Review of "Miss Pettigrew Lives for a Day," DVD version

Review of
Miss Pettigrew Lives for a Day, DVD version

Four out of five stars
 This quirky romance is set in London right before the outbreak of World War II. There are a few times in the movie where that context is significant, but they are very few and are of great portent, but not regarding the plot.
 Frances McDormand stars as Miss Pettigrew and when the story opens, she has just been fired from the position as a servant of a wealthy lady. With no assets, she goes to a soup kitchen for a free meal and when she is about to eat it, she is bumped, and it falls on the ground. Acquiring her last job through an agency, she goes there, only to be told that with her record, she is now considered unemployable. Desperate, Miss Pettigrew learns that another employee of the agency is scheduled to go to a job for an actress and intercepts the communication so that the actress believes that Miss Pettigrew was sent by the agency.

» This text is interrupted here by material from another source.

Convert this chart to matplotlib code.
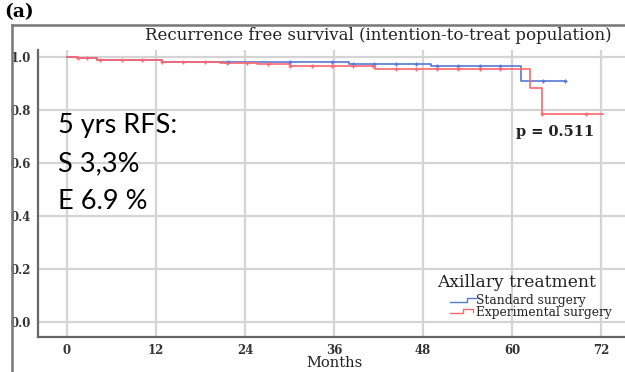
import matplotlib
matplotlib.use("Agg")
import matplotlib.pyplot as plt
from matplotlib.lines import Line2D

# Kaplan-Meier step data (months, survival probability)
std_times = [0, 1.3, 4.0, 12.8, 38.0, 49.0, 61.2]
std_surv = [1.0, 0.995, 0.990, 0.982, 0.974, 0.964, 0.910]
std_end = 67.3
std_censor = [21.7, 30.0, 35.7, 38.6, 41.4, 44.3, 47.0, 49.9, 52.7, 55.7, 58.4, 64.2, 67.1]

exp_times = [0, 1.3, 4.0, 12.8, 20.6, 25.6, 30.0, 41.5, 62.4, 64.0]
exp_surv = [1.0, 0.995, 0.990, 0.982, 0.976, 0.972, 0.967, 0.954, 0.882, 0.786]
exp_end = 72.3
exp_censor = [1.5, 2.7, 4.4, 7.4, 10.1, 12.8, 15.6, 18.6, 21.6, 24.3, 27.1, 30.1,
              33.0, 35.7, 38.6, 41.3, 44.3, 47.0, 49.9, 52.7, 55.7, 58.4, 64.0, 70.0]

x_ticks = [0, 12, 24, 36, 48, 60, 72]
y_ticks = [0.0, 0.2, 0.4, 0.6, 0.8, 1.0]
group_labels = ["Standard surgery", "Experimental surgery"]
rfs_lines = ["5 yrs RFS:", "S 3,3%", "E 6.9 %"]

BLUE = "#5579d4"
RED = "#ff6670"
W, H = 625, 372


def fpx(x, y):
    return x / W, 1 - y / H


fig = plt.figure(figsize=(W / 100, H / 100), dpi=100)
ax = fig.add_axes([38 / W, 1 - 337 / H, (W - 38) / W, (337 - 50) / H])

serif = "DejaVu Serif"
TXT = "#222222"


def surv_at(times, surv, t):
    s = surv[0]
    for ti, si in zip(times, surv):
        if ti <= t:
            s = si
    return s


for times, surv, end, cens, col in [
    (std_times, std_surv, std_end, std_censor, BLUE),
    (exp_times, exp_surv, exp_end, exp_censor, RED),
]:
    ax.step(times + [end], surv + [surv[-1]], where="post", color=col, lw=1.2, zorder=3)
    cy = [surv_at(times, surv, t) for t in cens]
    ax.plot(cens, cy, ls="none", marker="+", ms=3.5, mew=1.0, color=col, zorder=4)

ax.set_xlim(-3.9, 75.2)
ax.set_ylim(-0.057, 1.026)
ax.set_xticks(x_ticks)
ax.set_yticks(y_ticks)
ax.set_xticklabels([str(t) for t in x_ticks], family=serif, fontsize=8.5, fontweight="bold", color="#333333")
ax.set_yticklabels([f"{v:.1f}" for v in y_ticks], family=serif, fontsize=8.5, fontweight="bold", color="#333333")
ax.tick_params(length=0, pad=5)
ax.grid(True, color="#d4d4d4", lw=1.6)
ax.set_axisbelow(True)
for s in ["top", "right"]:
    ax.spines[s].set_visible(False)
for s in ["left", "bottom"]:
    ax.spines[s].set_color("#666666")
    ax.spines[s].set_linewidth(1.6)

# Outer panel frame
fig.add_artist(Line2D([fpx(12, 0)[0], fpx(12, 0)[0]], [fpx(0, 25)[1], 0], transform=fig.transFigure,
                      color="#777777", lw=1.8))
fig.add_artist(Line2D([fpx(12, 0)[0], 1], [fpx(0, 25)[1], fpx(0, 25)[1]], transform=fig.transFigure,
                      color="#777777", lw=1.8))

fig.text(*fpx(4, 12), "(a)", family=serif, fontsize=13.5, fontweight="bold", va="center", ha="left")
fig.text(*fpx(378, 35), "Recurrence free survival (intention-to-treat population)", family=serif,
         fontsize=12, ha="center", va="center", color=TXT)
fig.text(*fpx(334, 356), "Months", family=serif, fontsize=10.5, ha="center", va="top", color=TXT)

# Five-year RFS annotation
for i, line in enumerate(rfs_lines):
    fig.text(*fpx(58, 133 + i * 38), line, family="Lato", fontsize=19.5, ha="left", va="baseline",
             color="black")

fig.text(*fpx(555, 136), "p = 0.511", family=serif, fontsize=10.5, fontweight="bold", ha="center",
         va="baseline", color=TXT)

# Legend
fig.text(*fpx(517, 287), "Axillary treatment", family=serif, fontsize=12.3, ha="center",
         va="baseline", color=TXT)
fig.text(*fpx(476, 304), group_labels[0], family=serif, fontsize=8.8, ha="left", va="baseline",
         color=TXT)
fig.text(*fpx(476, 316), group_labels[1], family=serif, fontsize=8.8, ha="left", va="baseline",
         color=TXT)
hx = [450, 467, 467, 476]
bx, by = zip(*[fpx(x, y) for x, y in zip(hx, [302, 302, 298, 298])])
fig.add_artist(Line2D(bx, by, transform=fig.transFigure, color=BLUE, lw=1.0))
hx2 = [450, 463, 463, 473, 473]
rx, ry = zip(*[fpx(x, y) for x, y in zip(hx2, [313, 313, 309, 309, 312])])
fig.add_artist(Line2D(rx, ry, transform=fig.transFigure, color=RED, lw=1.0))

fig.savefig("out.png", dpi=100)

 Amy Adams plays the glamorous and high-society singer actress Delysia Lafosse, and when Miss Pettigrew arrives, the apartment is in a state of chaos, Lafosse needs to get the man in her bed dressed and out of the apartment before another man in her life arrives. Lafosse is portrayed as a superficial airhead, stringing several men along while she determines which one of best suited to advance her career. However, as the film progresses, we learn that she is much more than that. Clearly a child of the Depression, Lafosse is for the first time somebody, rather than just another woman struggling to survive.
 This movie is meant to be a comedy romance, yet the humor is often lost due to the overplayed dingbat features of Lafosse and the self-serving wickedness of other women. The romance part works much better, particularly at the end, where everything turns out to be about love. Your emotional strings are pulled when you think that Miss Pettigrew is suddenly tossed back where she was in the beginning, alone in a terminal with no hope. Suddenly, things change. Although this is clearly a chick-flick, guys can relate to it as well.
 My favorite parts of the movie are the references to the potential for war between Britain and Germany. There are not many but make up for it in their ominous nature. For example, there is a scene where a formation of heavy British bombers fly overhead. Anyone with knowledge of what happened during the Second World War will recognize it for the powerful harbinger of their future reality.